Inside the show business was being reported as flat year on year, with some small improvements visible. So these pessimistic arguments were more about the emerging long term trends, where the fast move of China from a producer to a consumer nation add to rising Chinese costs and worker shortage to create issues for all leather using industries.
Consequently the move overseas of footwear manufacturing capacity to chase cheaper production and the interruption in some tanning areas caused by the closure or relocation of tanneries for environmental reasons has slowed Chinese leather production although the Chinese Leather Industry Association expect to record an improving second half to this year. “Sales, revenues, profits, exports will maintain a low single-digit growth rate” in 2018 according to the CLIA.
It was noted that while there was actually a modest rise in leather footwear production less was exported, so more was being consumed domestically. This supports the more optimistic forecasting coming from the CLIA where they see new opportunities in an improving global economy and rising populations, including in China where population control has now been abandoned.
This enthusiasm was not matched amidst the stands. While some footwear manufacturers have taken production overseas more have switched to synthetics and show no signs of moving back. It was commented on more than once that the synthetic stands have continued to take more space at the ACLE as the tanners get squeezed. The loss of market share for leather has become more complex with the arrival of stitched textile uppers. This advanced form of production looks likely to have much wider implications than merely sneakers and at the moment leather has no obvious answer to the new world of engineered uppers.
While footwear and clothing are the main current concerns, furniture and automobiles both show long term issues with younger consumers appearing to prefer, or at least to be content with synthetics.

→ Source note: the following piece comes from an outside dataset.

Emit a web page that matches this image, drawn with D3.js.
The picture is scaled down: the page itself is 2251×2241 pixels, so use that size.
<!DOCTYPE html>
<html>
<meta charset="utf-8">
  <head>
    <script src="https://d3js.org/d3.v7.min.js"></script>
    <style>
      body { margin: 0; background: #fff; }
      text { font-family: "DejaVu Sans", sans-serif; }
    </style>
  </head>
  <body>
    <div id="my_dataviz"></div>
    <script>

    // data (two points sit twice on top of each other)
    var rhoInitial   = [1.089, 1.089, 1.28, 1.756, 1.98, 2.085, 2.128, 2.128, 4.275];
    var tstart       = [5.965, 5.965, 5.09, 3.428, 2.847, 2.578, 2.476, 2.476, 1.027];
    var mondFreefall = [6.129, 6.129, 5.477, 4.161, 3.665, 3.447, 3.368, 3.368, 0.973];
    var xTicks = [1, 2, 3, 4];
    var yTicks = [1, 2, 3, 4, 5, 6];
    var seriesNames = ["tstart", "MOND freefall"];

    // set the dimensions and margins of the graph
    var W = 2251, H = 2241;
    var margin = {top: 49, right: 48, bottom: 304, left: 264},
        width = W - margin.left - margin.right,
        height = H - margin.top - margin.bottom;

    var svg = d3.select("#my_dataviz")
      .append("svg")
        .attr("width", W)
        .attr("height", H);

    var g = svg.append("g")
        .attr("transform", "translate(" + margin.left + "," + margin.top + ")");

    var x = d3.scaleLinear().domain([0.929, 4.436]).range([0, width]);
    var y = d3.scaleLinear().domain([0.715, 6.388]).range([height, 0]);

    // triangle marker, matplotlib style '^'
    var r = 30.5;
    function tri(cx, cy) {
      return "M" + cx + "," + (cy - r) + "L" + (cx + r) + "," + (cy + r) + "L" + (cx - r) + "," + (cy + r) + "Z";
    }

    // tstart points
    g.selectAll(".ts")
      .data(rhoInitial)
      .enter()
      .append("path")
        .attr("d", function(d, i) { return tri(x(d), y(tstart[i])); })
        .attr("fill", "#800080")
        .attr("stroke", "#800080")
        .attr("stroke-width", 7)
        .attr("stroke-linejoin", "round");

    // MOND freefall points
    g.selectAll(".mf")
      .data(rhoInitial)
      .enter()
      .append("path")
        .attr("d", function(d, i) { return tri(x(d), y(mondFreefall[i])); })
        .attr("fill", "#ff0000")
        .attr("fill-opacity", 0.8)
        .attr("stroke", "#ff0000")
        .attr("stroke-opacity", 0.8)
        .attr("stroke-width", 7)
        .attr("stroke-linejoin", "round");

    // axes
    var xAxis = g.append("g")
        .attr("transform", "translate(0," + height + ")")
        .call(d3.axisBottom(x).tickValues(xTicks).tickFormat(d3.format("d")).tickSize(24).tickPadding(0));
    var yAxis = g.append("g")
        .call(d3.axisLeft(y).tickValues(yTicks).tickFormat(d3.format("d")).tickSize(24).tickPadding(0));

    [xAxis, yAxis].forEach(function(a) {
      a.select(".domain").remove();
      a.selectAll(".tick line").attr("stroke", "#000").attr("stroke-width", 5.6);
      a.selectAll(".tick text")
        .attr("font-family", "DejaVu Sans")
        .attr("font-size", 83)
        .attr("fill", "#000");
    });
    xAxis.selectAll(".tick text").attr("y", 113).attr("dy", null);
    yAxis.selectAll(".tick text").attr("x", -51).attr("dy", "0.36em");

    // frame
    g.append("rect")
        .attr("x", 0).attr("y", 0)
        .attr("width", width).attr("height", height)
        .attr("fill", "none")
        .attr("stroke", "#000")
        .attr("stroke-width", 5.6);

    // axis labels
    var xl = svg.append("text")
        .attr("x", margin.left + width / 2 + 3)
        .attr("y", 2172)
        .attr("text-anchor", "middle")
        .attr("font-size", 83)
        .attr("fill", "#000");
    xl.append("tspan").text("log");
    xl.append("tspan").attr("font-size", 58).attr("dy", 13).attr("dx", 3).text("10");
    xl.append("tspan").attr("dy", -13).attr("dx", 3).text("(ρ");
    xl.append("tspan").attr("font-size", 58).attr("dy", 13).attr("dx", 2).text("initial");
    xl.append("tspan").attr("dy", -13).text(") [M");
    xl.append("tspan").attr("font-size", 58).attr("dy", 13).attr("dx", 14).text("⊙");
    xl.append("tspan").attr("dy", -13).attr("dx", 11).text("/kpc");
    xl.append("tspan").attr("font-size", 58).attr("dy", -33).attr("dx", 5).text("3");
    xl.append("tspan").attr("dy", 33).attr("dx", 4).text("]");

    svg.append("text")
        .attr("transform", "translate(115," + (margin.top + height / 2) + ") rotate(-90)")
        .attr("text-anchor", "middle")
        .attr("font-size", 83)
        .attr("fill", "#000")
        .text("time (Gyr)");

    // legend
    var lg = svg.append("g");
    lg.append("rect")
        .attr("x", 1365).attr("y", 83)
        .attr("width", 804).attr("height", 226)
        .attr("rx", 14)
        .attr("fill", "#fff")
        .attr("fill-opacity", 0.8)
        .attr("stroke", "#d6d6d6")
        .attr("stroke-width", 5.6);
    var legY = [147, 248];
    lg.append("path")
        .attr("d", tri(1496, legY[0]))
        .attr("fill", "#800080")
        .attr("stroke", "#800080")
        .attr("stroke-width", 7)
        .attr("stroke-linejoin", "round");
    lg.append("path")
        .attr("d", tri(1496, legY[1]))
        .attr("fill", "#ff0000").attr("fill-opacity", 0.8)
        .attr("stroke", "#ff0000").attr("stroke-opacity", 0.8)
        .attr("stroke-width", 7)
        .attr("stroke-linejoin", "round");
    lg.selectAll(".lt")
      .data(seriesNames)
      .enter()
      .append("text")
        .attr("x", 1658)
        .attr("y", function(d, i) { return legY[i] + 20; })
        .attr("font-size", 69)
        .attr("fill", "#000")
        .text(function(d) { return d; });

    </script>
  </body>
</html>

The Technological Innovation Trend Forum displays in Hall 3 highlighted the advances happening with leather and new competitive materials and how they fit with consumer trends. The discussion at the Shanghai Shake-Up Conference suggested that the continued historic approach of tanners promoting old fashioned classic leathers from traditional trade stands was the wrong direction and that new ways of making and promoting leather were required. It was also suggested that tanners should think about working with some of the new materials and not be “too precious about the term leather”. And they needed to find new ways of marketing leather to address the issues with many of the Generation Y and Z who do not see leather as cool, and need to be grabbed emotionally if their attitude is to change. Long boring explanations about being a by product will not be enough.

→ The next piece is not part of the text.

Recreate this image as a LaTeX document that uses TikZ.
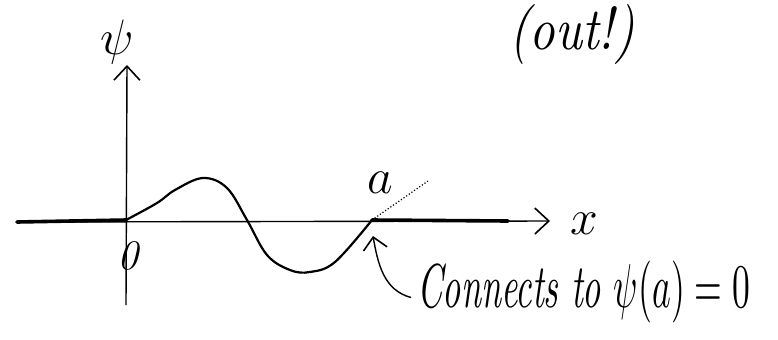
\documentclass[tikz,border=0pt]{standalone}
\usepackage{graphicx}
\usepackage{tikz}
\usetikzlibrary{arrows.meta,calc}
\tikzset{
  wv px/.style={x=0.5pt, y=-0.5pt},
  wv axis/.style={line width=0.7pt, -{Straight Barb[length=7pt, width=13pt, line width=0.8pt]}},
  wv heavy/.style={line width=1.8pt, line cap=round},
  wv curve/.style={line width=1.1pt, line join=round},
  wv tail/.style={line width=0.6pt, densely dotted},
  wv arr/.style={line width=0.7pt, -{Straight Barb[length=6pt, width=12pt, line width=0.8pt]}},
  wv lab/.style={inner sep=0pt},
}

\begin{document}
\begin{tikzpicture}[wv px]
\useasboundingbox (0,0) rectangle (778,339);
% ---- axes ----
\coordinate (o)  at (126,220);
\coordinate (xl) at (17,222);
\coordinate (xr) at (550,221);
\coordinate (yb) at (126,305);
\coordinate (yt) at (127,65);
\draw[wv axis] (xl) -- (xr);
\draw[wv axis] (yb) -- (yt);
\draw[wv heavy] (xl) -- (o);
\coordinate (pa) at (372,220);
\coordinate (pr) at (508,221);
\draw[wv heavy] (pa) -- (pr);
\node[wv lab] (psi) at (117,42) {\fontsize{26}{28}\selectfont$\psi$};
\node[wv lab] (xx)  at (584,224) {\fontsize{24}{26}\selectfont$x$};
\node[wv lab] (zero) at (128,256) {\fontsize{21}{24}\selectfont\itshape 0};
% ---- wave ----
\draw[wv curve] plot[smooth, tension=0.6] coordinates {(126,220) (157,203) (175,190) (203,178) (227,188) (247,220) (267,255) (290,270) (310,272) (335,262) (372,220)};
\draw[wv tail] (pa) -- (428,181);
\node[wv lab] (a) at (380,183) {\fontsize{23}{26}\selectfont$a$};
% ---- note ----
\node[wv lab, anchor=base west] (note) at (417,307)
  {\scalebox{1.78}[3.1]{\itshape Connects to $\psi(a)=0$}};
\coordinate (tipa) at (373,236);
\draw[wv arr] ($(note.west)+(-6,6)$) to[out=165, in=-80] (tipa);
\node[wv lab] (out) at (572,34) {\scalebox{2.5}[3]{\itshape (out!)}};
\end{tikzpicture}
\end{document}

Hence the presentation from Leather Naturally to members and the wider industry was especially timely. It explained the promotional programme they are ready to initiate to specifically target these younger consumers and key industry groups. It was well received and there were many offers of financial support. Sadly none of the senior Chinese tanners were present and the moment was a “western” one. Hopefully this will quickly change as this campaign and the support given to it from all stakeholders in the world leather business is likely to prove pivotal in the future of our industry.